>> start Task data

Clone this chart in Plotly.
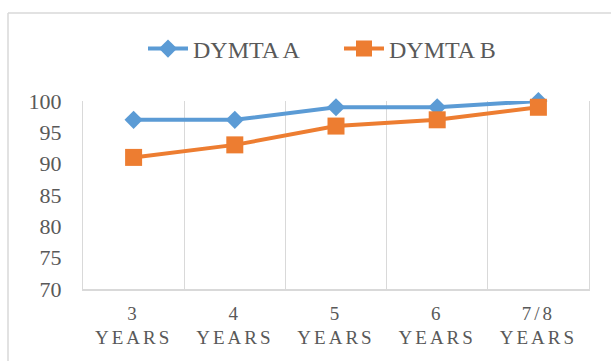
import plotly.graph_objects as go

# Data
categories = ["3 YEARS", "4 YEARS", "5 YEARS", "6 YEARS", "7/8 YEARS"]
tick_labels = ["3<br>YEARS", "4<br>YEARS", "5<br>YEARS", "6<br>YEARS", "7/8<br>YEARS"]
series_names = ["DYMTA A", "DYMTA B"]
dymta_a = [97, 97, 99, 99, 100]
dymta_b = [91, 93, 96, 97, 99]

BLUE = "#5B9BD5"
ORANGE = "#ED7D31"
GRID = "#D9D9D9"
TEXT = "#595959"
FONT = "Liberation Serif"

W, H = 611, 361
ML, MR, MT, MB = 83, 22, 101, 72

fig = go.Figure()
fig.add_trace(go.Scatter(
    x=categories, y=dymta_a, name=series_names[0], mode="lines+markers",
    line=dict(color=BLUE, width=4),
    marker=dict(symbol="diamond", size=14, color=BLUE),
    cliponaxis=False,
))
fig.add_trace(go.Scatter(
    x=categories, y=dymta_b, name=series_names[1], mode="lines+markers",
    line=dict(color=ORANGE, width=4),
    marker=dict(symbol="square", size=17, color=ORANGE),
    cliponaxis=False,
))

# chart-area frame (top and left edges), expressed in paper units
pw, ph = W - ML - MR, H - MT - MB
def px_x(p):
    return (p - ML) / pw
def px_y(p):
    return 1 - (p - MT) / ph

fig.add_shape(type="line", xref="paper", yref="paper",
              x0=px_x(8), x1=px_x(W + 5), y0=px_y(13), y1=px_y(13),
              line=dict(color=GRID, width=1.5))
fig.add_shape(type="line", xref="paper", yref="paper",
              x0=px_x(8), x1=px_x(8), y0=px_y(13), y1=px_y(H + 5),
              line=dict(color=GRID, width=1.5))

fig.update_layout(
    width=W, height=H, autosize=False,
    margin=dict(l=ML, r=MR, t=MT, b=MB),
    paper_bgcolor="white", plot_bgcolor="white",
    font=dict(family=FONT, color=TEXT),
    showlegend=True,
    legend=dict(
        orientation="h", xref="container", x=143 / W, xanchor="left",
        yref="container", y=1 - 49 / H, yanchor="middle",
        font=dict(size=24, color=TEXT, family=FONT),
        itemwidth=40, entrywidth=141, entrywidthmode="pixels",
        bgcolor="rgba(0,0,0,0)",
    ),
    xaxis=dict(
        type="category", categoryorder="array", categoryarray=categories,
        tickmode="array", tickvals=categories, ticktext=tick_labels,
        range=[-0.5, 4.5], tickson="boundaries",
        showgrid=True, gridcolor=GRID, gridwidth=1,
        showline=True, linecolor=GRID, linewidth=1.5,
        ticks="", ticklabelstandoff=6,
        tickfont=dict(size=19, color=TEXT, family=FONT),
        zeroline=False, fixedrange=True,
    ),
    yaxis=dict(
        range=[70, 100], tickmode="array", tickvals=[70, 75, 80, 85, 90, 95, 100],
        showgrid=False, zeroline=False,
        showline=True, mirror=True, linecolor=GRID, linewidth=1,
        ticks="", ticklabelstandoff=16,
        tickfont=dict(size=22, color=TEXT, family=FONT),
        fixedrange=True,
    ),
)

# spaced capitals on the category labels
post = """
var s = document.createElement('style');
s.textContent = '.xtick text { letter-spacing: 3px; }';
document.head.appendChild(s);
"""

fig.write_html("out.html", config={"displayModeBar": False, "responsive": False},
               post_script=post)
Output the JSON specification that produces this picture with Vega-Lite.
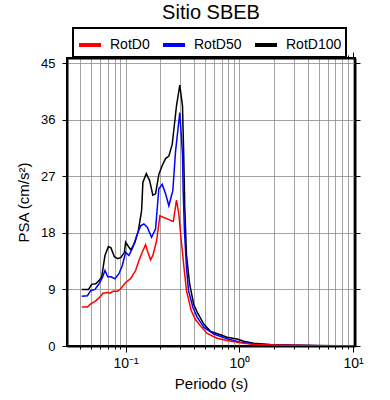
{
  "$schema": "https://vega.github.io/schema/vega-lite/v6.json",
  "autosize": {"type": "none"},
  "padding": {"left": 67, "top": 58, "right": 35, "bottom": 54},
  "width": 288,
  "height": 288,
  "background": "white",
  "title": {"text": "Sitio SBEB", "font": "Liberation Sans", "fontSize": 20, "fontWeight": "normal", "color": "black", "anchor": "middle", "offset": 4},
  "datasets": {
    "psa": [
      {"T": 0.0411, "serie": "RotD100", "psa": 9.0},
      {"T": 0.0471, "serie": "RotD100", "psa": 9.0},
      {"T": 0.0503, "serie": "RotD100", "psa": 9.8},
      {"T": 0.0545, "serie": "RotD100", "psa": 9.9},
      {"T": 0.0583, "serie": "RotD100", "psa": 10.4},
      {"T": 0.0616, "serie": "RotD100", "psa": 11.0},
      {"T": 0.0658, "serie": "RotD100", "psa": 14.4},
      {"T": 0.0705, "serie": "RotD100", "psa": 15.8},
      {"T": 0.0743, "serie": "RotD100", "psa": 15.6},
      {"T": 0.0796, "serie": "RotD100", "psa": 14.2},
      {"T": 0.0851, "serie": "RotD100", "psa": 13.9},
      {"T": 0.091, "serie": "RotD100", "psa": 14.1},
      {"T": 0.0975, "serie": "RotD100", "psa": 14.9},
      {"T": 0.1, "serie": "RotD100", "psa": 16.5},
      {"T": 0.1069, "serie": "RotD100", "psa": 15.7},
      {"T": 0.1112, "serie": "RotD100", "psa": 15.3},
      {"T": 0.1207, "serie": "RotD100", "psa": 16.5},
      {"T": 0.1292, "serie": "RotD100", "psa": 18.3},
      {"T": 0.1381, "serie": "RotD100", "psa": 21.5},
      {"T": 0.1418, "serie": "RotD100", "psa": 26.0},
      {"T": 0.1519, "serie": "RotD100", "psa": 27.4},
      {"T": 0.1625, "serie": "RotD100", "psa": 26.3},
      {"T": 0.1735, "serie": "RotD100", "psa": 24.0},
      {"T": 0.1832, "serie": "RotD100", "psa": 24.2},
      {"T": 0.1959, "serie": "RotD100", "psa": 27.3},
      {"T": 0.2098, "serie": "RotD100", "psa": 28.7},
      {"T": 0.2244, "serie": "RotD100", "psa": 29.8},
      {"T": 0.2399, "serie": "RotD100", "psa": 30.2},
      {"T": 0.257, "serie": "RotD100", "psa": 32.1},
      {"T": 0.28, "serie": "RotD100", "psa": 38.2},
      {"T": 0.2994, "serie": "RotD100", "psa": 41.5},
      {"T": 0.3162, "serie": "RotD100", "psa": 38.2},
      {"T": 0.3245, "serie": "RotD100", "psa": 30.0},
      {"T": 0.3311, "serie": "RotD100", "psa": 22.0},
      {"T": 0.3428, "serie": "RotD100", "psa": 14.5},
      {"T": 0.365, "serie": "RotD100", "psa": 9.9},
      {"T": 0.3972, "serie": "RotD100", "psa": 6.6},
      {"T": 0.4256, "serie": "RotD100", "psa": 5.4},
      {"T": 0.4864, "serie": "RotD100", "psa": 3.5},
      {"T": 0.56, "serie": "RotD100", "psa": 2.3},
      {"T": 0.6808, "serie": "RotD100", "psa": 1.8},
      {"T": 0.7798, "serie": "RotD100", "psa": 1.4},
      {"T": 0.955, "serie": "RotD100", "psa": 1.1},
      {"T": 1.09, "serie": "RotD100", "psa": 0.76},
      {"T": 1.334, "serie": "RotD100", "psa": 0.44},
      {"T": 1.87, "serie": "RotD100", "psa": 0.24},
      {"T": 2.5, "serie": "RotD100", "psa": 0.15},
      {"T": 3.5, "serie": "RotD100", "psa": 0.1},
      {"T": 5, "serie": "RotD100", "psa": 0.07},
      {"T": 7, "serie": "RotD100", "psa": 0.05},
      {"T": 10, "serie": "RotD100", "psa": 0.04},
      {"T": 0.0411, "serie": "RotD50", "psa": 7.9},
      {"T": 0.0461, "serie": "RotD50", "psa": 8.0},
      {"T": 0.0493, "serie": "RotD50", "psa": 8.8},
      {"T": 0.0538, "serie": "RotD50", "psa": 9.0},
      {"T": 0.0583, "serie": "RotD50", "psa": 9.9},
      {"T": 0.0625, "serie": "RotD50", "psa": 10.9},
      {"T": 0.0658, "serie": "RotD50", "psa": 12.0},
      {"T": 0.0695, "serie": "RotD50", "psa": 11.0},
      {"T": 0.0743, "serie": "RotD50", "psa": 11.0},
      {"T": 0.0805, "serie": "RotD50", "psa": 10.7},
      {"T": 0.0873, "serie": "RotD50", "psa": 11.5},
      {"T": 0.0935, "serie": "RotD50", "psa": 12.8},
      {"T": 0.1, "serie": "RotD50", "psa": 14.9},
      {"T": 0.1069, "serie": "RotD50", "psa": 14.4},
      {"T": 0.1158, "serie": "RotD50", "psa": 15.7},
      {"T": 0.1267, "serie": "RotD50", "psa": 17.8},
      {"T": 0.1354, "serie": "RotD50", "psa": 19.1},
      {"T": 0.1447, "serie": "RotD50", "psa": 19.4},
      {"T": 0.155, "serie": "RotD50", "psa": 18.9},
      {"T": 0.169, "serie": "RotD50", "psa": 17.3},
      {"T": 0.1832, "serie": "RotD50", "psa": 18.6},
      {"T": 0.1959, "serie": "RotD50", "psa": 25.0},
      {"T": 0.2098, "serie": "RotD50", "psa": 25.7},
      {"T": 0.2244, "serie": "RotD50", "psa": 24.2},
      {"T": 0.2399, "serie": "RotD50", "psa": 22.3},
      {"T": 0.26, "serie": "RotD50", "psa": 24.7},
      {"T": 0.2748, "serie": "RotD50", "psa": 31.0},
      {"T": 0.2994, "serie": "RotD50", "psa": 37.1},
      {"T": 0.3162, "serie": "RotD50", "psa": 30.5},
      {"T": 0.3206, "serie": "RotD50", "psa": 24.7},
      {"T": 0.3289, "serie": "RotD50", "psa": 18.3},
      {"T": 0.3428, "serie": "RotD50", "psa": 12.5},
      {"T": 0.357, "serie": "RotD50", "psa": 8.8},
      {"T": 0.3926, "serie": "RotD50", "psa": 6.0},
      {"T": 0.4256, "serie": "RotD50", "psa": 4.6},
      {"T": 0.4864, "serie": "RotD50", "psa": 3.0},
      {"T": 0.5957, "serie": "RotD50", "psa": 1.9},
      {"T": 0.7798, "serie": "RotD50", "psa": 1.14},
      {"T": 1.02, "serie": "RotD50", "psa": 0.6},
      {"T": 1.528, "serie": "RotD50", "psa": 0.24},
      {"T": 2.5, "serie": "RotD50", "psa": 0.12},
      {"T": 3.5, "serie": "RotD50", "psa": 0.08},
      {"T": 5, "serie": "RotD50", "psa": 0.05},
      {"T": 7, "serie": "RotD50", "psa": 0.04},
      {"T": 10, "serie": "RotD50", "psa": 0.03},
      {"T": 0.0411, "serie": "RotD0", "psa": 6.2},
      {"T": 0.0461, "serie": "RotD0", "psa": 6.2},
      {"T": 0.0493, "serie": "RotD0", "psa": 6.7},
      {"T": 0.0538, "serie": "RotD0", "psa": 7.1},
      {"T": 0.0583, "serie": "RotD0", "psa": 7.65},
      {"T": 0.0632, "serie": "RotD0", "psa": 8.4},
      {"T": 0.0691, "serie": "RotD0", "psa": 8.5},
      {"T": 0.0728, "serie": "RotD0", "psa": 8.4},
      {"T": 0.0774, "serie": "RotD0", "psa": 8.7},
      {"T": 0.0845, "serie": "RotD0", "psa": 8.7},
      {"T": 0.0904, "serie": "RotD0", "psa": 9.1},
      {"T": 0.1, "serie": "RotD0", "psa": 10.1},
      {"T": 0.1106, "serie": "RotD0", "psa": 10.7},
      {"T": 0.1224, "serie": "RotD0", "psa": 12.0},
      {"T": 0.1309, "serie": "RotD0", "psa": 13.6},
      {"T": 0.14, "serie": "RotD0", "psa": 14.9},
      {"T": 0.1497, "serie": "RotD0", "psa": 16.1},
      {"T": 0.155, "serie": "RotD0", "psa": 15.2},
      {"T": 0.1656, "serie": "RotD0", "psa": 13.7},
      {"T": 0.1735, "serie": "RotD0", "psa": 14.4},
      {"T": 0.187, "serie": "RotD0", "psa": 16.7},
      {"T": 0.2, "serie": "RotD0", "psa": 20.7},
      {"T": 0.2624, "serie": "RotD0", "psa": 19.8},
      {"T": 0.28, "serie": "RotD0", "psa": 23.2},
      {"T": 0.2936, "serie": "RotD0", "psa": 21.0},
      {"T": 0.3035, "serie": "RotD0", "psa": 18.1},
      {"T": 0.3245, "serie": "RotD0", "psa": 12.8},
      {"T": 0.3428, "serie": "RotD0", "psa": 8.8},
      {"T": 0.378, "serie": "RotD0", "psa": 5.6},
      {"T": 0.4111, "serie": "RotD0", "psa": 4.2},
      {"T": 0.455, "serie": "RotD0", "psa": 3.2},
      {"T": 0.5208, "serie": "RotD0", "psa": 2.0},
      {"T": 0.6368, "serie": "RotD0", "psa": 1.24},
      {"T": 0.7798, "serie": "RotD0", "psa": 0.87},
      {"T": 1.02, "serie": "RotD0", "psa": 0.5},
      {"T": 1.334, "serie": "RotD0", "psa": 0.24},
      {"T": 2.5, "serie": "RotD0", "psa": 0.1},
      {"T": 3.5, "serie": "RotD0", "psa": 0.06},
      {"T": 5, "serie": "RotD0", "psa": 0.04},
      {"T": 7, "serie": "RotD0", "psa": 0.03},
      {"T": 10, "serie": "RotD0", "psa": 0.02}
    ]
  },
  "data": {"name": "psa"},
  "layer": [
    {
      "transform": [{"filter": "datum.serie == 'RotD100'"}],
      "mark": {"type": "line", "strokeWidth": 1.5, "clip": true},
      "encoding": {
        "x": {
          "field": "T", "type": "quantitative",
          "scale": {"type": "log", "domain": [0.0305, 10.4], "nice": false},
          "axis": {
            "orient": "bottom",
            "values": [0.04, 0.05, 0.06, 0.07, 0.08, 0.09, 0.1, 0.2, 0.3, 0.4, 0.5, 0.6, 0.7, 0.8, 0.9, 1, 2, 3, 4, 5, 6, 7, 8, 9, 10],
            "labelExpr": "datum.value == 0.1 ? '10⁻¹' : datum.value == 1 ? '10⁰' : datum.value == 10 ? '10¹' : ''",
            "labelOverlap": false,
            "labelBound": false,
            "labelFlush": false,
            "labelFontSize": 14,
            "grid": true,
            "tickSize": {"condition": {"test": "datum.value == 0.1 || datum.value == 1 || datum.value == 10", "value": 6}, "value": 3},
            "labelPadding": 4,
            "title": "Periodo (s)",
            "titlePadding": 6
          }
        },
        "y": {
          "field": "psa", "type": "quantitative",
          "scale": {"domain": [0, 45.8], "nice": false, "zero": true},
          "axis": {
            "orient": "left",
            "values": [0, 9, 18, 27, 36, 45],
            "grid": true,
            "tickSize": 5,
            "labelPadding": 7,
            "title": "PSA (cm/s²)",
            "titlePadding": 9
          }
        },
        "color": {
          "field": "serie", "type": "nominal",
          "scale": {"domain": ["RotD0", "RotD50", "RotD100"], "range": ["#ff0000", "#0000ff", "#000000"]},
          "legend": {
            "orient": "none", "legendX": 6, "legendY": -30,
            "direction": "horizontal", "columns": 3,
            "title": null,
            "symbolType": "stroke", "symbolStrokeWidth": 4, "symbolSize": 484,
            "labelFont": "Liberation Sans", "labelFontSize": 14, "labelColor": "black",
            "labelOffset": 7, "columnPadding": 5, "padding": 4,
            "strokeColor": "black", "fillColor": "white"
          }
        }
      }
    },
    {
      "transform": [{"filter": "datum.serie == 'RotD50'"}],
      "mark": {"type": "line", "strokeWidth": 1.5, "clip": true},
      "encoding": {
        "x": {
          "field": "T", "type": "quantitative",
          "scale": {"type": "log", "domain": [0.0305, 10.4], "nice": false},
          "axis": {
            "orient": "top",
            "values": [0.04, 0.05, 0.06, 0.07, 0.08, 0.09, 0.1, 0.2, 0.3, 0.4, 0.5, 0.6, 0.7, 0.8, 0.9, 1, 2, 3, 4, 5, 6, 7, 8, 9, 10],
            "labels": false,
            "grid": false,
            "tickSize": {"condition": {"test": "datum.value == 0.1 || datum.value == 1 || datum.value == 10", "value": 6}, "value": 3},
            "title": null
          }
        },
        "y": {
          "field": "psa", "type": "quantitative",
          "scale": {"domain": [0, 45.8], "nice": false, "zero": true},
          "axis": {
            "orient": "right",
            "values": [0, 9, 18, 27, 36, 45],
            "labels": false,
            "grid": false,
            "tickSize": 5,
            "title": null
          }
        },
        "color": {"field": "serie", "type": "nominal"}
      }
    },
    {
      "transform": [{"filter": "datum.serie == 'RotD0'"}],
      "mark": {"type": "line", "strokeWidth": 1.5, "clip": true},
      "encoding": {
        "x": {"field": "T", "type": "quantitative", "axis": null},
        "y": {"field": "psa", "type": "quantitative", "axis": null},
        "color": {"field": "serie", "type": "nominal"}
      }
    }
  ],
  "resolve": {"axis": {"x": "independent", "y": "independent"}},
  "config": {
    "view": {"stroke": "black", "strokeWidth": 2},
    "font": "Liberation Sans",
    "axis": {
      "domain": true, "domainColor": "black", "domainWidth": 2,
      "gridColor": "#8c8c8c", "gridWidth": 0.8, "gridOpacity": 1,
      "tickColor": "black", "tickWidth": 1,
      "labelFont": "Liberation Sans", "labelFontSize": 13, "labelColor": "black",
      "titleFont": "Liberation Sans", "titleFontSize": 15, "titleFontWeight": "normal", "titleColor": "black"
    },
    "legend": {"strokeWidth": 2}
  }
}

>> end Task data

**What you are asked to do**.
Leave out the pictures and restate, word for word, the lines from the top of the data through the line containing "ML, MR, MT, MB = 83, 22, 101, 72", both included.

**Exercise result**.
Clone this chart in Plotly.
import plotly.graph_objects as go

# Data
categories = ["3 YEARS", "4 YEARS", "5 YEARS", "6 YEARS", "7/8 YEARS"]
tick_labels = ["3<br>YEARS", "4<br>YEARS", "5<br>YEARS", "6<br>YEARS", "7/8<br>YEARS"]
series_names = ["DYMTA A", "DYMTA B"]
dymta_a = [97, 97, 99, 99, 100]
dymta_b = [91, 93, 96, 97, 99]

BLUE = "#5B9BD5"
ORANGE = "#ED7D31"
GRID = "#D9D9D9"
TEXT = "#595959"
FONT = "Liberation Serif"

W, H = 611, 361
ML, MR, MT, MB = 83, 22, 101, 72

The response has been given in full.